I found this piece in my print copy of "The Epoch Times," and found it delightful to hear from another bibliophile with overflowing shelves. When I moved in 2014 (first time after 23 years of marriage), the movers were shocked we had 10 bookcases. We were homeschooling at the time as well.
C.S. Lewis's comments about how books shouldn't be arranged by age group resonated with me. In fifth grade, I picked up "Watership Down" and "The Hiding Place," and my friends accused me of reading grown-up books. Recently, I've been going through Hillsdale College's online course on children's classics.
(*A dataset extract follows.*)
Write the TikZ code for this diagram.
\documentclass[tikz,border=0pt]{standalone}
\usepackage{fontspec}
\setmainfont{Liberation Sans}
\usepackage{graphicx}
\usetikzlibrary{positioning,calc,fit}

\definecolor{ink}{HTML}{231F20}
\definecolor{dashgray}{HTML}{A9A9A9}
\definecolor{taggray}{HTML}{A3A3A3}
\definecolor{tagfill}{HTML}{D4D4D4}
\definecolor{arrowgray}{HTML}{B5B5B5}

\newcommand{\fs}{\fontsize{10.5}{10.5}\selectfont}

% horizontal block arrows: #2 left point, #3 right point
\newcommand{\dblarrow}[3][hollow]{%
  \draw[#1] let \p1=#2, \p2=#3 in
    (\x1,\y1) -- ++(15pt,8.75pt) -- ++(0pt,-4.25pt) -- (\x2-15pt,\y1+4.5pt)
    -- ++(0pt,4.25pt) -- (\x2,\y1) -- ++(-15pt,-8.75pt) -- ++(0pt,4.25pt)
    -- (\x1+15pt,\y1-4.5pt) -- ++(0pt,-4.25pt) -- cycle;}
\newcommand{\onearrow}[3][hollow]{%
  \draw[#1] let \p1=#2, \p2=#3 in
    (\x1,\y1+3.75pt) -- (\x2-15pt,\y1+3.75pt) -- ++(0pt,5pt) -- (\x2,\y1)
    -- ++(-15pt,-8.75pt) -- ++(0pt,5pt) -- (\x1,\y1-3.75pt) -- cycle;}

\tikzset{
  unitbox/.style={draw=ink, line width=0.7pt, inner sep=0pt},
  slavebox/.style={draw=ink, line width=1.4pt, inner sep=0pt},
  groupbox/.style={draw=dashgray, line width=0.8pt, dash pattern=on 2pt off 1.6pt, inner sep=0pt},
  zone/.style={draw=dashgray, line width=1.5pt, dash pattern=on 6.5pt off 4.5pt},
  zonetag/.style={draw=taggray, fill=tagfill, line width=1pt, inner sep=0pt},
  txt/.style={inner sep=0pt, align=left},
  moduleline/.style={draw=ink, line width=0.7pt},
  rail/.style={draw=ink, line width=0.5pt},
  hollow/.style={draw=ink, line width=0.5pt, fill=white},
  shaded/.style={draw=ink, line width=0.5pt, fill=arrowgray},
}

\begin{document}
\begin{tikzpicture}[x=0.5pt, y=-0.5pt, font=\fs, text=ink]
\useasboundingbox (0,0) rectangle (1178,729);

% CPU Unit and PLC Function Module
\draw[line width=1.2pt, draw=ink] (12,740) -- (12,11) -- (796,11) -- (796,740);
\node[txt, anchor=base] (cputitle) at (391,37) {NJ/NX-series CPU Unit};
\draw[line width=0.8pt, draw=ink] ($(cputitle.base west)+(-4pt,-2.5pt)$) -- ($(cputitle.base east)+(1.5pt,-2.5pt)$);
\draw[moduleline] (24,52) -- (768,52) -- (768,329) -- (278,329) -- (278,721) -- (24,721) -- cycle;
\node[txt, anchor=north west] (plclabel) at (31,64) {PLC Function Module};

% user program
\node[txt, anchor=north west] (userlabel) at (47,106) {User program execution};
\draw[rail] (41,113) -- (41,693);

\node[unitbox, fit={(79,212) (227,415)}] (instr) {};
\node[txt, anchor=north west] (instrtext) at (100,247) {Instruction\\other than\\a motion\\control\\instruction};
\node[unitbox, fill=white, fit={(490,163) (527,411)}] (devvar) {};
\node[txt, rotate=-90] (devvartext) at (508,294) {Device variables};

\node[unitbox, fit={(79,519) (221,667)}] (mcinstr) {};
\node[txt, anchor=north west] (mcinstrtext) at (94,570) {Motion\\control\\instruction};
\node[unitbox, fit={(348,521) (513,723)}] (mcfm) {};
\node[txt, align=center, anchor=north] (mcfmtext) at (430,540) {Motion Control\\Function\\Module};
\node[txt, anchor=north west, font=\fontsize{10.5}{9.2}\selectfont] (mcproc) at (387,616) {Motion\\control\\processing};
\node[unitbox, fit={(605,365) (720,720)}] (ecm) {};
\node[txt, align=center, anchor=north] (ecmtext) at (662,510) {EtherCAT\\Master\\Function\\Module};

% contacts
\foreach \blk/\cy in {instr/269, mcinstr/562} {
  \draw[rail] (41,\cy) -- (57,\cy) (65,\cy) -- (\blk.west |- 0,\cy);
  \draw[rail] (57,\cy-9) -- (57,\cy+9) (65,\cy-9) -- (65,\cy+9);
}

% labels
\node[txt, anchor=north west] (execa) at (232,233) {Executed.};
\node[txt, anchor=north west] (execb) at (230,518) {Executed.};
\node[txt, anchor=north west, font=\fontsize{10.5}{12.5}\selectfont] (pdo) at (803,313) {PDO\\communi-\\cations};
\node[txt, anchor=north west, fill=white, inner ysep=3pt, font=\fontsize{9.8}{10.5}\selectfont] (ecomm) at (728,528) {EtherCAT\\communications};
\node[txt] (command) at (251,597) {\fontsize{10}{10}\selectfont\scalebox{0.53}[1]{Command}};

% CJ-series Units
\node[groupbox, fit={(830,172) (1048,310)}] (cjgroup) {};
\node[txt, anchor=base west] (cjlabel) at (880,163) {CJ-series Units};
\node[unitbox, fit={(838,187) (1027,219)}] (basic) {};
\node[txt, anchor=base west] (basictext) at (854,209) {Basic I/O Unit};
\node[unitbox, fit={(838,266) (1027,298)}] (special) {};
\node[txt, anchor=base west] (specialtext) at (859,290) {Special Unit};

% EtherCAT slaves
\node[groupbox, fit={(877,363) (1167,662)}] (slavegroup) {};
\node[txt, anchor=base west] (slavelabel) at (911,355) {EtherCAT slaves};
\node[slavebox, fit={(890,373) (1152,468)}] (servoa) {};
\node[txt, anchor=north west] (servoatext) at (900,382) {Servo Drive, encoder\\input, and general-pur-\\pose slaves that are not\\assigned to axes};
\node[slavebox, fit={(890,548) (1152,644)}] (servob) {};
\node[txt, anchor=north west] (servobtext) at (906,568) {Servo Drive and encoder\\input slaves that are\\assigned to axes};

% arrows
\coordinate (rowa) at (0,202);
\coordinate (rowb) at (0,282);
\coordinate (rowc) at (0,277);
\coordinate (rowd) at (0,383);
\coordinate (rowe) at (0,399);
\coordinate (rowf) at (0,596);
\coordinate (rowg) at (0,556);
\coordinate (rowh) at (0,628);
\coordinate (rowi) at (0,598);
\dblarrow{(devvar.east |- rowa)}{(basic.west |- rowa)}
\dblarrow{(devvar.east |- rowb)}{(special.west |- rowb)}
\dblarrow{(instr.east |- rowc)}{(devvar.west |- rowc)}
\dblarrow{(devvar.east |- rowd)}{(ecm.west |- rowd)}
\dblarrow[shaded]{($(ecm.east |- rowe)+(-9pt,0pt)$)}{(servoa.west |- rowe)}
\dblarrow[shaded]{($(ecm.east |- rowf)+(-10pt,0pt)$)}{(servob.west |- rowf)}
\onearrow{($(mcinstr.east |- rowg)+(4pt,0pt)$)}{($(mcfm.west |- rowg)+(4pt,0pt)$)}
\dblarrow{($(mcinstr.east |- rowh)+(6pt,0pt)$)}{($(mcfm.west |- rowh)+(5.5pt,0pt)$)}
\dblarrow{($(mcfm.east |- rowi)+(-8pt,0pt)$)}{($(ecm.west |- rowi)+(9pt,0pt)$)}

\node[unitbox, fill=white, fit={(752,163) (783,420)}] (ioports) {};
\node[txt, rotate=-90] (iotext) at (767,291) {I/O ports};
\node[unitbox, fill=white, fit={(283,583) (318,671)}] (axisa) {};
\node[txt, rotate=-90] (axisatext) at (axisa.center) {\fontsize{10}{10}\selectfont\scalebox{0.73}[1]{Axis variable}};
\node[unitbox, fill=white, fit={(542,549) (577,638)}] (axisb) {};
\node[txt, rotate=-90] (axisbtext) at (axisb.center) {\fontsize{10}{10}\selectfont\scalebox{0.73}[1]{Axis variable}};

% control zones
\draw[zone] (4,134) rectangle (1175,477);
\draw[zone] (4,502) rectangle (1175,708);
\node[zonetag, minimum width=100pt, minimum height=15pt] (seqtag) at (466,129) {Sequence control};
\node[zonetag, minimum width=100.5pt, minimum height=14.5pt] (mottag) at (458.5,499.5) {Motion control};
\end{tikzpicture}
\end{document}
In my mid 50s, I'm rereading Peter Rabbit and Winne-the-Pooh.
Haha, well you make me happy to hear that I'm not the only adult who still picks up children's books! ;-)
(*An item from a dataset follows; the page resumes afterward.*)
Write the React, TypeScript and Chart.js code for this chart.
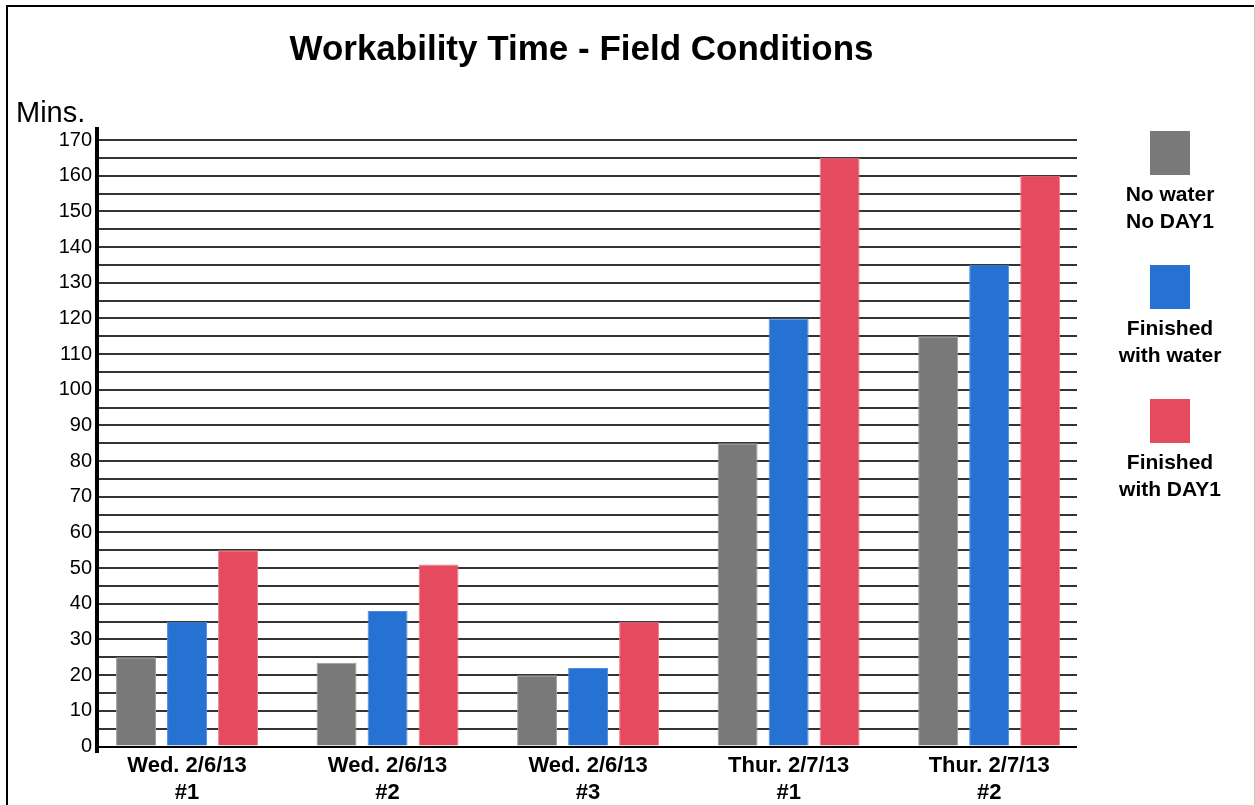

Books are also, I find, necessary references whenever I decide to expostulate or pontificate casually on some subject (and don't wish to come across as a total ignoramus w/o evidential backing for my conflated theories and opinions).
You can usually tell a TRUE hardcore book person (IMHO) by the presence of impromptu, cobbled-together book cases made from local HOME DEPOT wood planks that have been measured, cut, screwed (or nailed) together and stained so as to fill whatever likely empty space still exists under load-bearing walls. I like to think also that hard-core bookies (permit me the use of that misnomer here, eh?) have their books organised into smaller reference sections. I for example, have reference libraries divided into 'Polynesian culture', 'aviation and aerospace', 'automobiles and motorcycles', 'philosophy', European history', etc., etc., etc. There's also just something very basic and comforting about being surrounded by the collected, weighty wisdom of the ages (a nuance that having 10,000 volumes available on a smartphone device can not possible compete with, knowing that they won't all disappear suddenly due to a microdevice hard or software malfunction) although I do occasionally worry about being crushed to death under the combined weight of all those deathless tomes, should my house collapse suddenly due to weight-bearing physics miscalculations....
Finally, I thoroughly support the old fashioned idea of having a personal library or reading room in which one can wander at will and select whatever subject captures one's momentary fancy for a sit-down of indeterminate length! These are among the small treasures of an inquiring mind that has not yet begun the sad cognitive decline that afflicts so many in their later years! My grandmother had such a room in her home, in rural Idaho (where I spent my summers, with my school-teacher mother) and I can truthfully say that I received the most important part of my youthful education devouring the several thousand books she had there (not to mention her complete collection of the National Geographic, Magazine from issue Nr. 1).